The hecklers were removed from the event while Sanders continued, seemingly unbothered. This commotion lasted around three minutes.
“We are looking at more drought, more floods, and more extreme weather disturbances,” Sanders said. “And in terms of disturbances, we’re not gonna allow a handful of people to disrupt this meeting.” The crowd cheered in response, chanting his name again.
Sanders asked his listeners to work “as hard as you can” to elect Bass and other progressives. He then asked them to “continue to struggle” after the election “to make sure that, in America, we have the economic justice we deserve, the social justice we deserve, the racial justice we deserve, [and] the environmental justice we deserve.”
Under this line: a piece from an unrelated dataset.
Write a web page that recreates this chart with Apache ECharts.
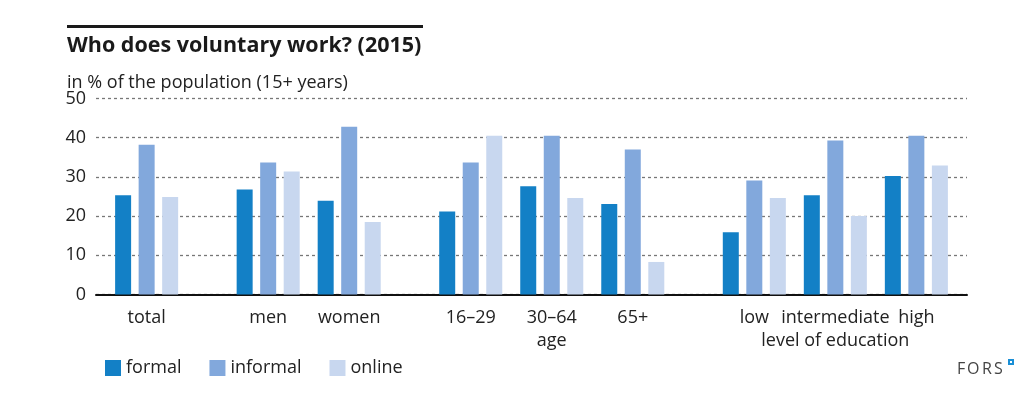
<!DOCTYPE html>
<html>
<head>
<meta charset="utf-8">
<script src="https://cdn.jsdelivr.net/npm/echarts@6/dist/echarts.min.js"></script>
<style>
  html, body { margin: 0; padding: 0; background: #fff; }
  #chart { width: 1035px; height: 396px; }
</style>
</head>
<body>
<div id="chart"></div>
<script>
// data (% of population 15+)
var groups   = ['total', 'men', 'women', '16–29', '30–64', '65+', 'low', 'intermediate', 'high'];
var notes    = ['', '', '', '', 'age', '', '', 'level of education', ''];
var formal   = [25.3, 26.8, 23.9, 21.2, 27.6, 23.1, 15.9, 25.3, 30.2];
var informal = [38.2, 33.7, 42.8, 33.7, 40.5, 37.0, 29.1, 39.3, 40.5];
var online   = [24.9, 31.4, 18.5, 40.5, 24.6, 8.3, 24.6, 20.0, 32.9];
var yTicks   = [0, 10, 20, 30, 40, 50];

var chart = echarts.init(document.getElementById('chart'));

// the x axis is cut into narrow slots so blocks of groups get wider gaps
var nSlots = 87;
var slotOf = [5, 17, 25, 37, 45, 53, 65, 73, 81];
var slots = [];
for (var i = 0; i < nSlots; i++) slots.push('');
for (var g = 0; g < groups.length; g++) {
    slots[slotOf[g]] = notes[g] ? groups[g] + '\n' + notes[g] : groups[g];
}
function spread(values) {
    var out = [];
    for (var i = 0; i < nSlots; i++) out.push('-');
    for (var g = 0; g < values.length; g++) out[slotOf[g]] = values[g];
    return out;
}

var font = '"Open Sans", "DejaVu Sans", sans-serif';
var colors = ['#1380c6', '#82a8dc', '#c8d7ef'];

// FORS logo, letter by letter to get the wide spacing
var logo = [];
var letters = ['F', 'O', 'R', 'S'];
var letterX = [957, 967, 982, 994];
for (var k = 0; k < letters.length; k++) {
    logo.push({ type: 'text', left: letterX[k], top: 361,
        style: { text: letters[k], fontSize: 16, fill: '#444', fontFamily: font } });
}

var option = {
    animation: false,
    color: colors,
    textStyle: { fontFamily: font },
    title: [
        {
            text: 'Who does voluntary work? (2015)',
            left: 62, top: 30,
            textStyle: { fontSize: 21.5, fontWeight: 'bold', color: '#1a1a1a', fontFamily: font }
        },
        {
            text: 'in % of the population (15+ years)',
            left: 62, top: 69,
            textStyle: { fontSize: 18, fontWeight: 'normal', color: '#222', fontFamily: font }
        }
    ],
    graphic: logo.concat([
        { type: 'rect', left: 67, top: 25, shape: { width: 356, height: 3 }, style: { fill: '#1a1a1a' } },
        { type: 'rect', left: 1008, top: 359, shape: { width: 6, height: 6 }, style: { fill: '#1a8fd6' } },
        { type: 'rect', left: 1010, top: 361, shape: { width: 2, height: 2 }, style: { fill: '#fff' } }
    ]),
    legend: {
        left: 100, top: 354,
        itemWidth: 16, itemHeight: 16, itemGap: 28,
        icon: 'rect',
        textStyle: { fontSize: 18, color: '#222', fontFamily: font },
        data: ['formal', 'informal', 'online']
    },
    grid: { left: 96, right: 68, top: 98.5, bottom: 101.5, containLabel: false },
    xAxis: {
        type: 'category',
        boundaryGap: false,
        data: slots,
        axisLine: { lineStyle: { color: '#111', width: 2 } },
        axisTick: { show: false },
        axisLabel: { interval: 0, margin: 12, fontSize: 18, color: '#222', lineHeight: 23, fontFamily: font }
    },
    yAxis: {
        type: 'value',
        min: yTicks[0], max: yTicks[yTicks.length - 1], interval: 10,
        axisLine: { show: false },
        axisTick: { show: false },
        axisLabel: { margin: 10, fontSize: 18, color: '#222', fontFamily: font },
        splitLine: { lineStyle: { color: '#777', type: [3, 3], width: 1.3 } }
    },
    series: [
        { name: 'formal', type: 'bar', barWidth: 16, barGap: '47%', data: spread(formal) },
        { name: 'informal', type: 'bar', barWidth: 16, barGap: '47%', data: spread(informal) },
        { name: 'online', type: 'bar', barWidth: 16, barGap: '47%', data: spread(online) }
    ]
};
chart.setOption(option);
window.onresize = chart.resize;
</script>
</body>
</html>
Perseverance, action and making “big changes” together; statements of defiance towards greed; pleas for progressive votes; powerful sentiments of “we” —of “us.” These ideas are what generated Bass’ “campaign for the people”…and what saturated the crowd with the Bern for Bass.
The general election is on Nov. 8. Voters can submit their ballot by mail, in a ballot drop-off box, or to a person at a local voting center. In LA county, there are already over 100 early voting centers open. Estrada, Bass and Bernie urged voters, especially those eligible in the younger generation, to get in their ballots and encourage others to do the same.
“I decided when I was their age,” Bass said gesturing to Estrada and the other young volunteers behind her, “that I wanted to spend my life fighting for justice, and I hope that they make that commitment too. Because the fight for justice never ends, and we always need the next wave, the next generation, to pass that baton on to.”
Sanders wrapped up the event with a final call for action. “…Real change comes when millions of people stand up and say, ‘Enough is enough! We are prepared to fight and create the nation we deserve,’” he declared. “Thank you all very much.”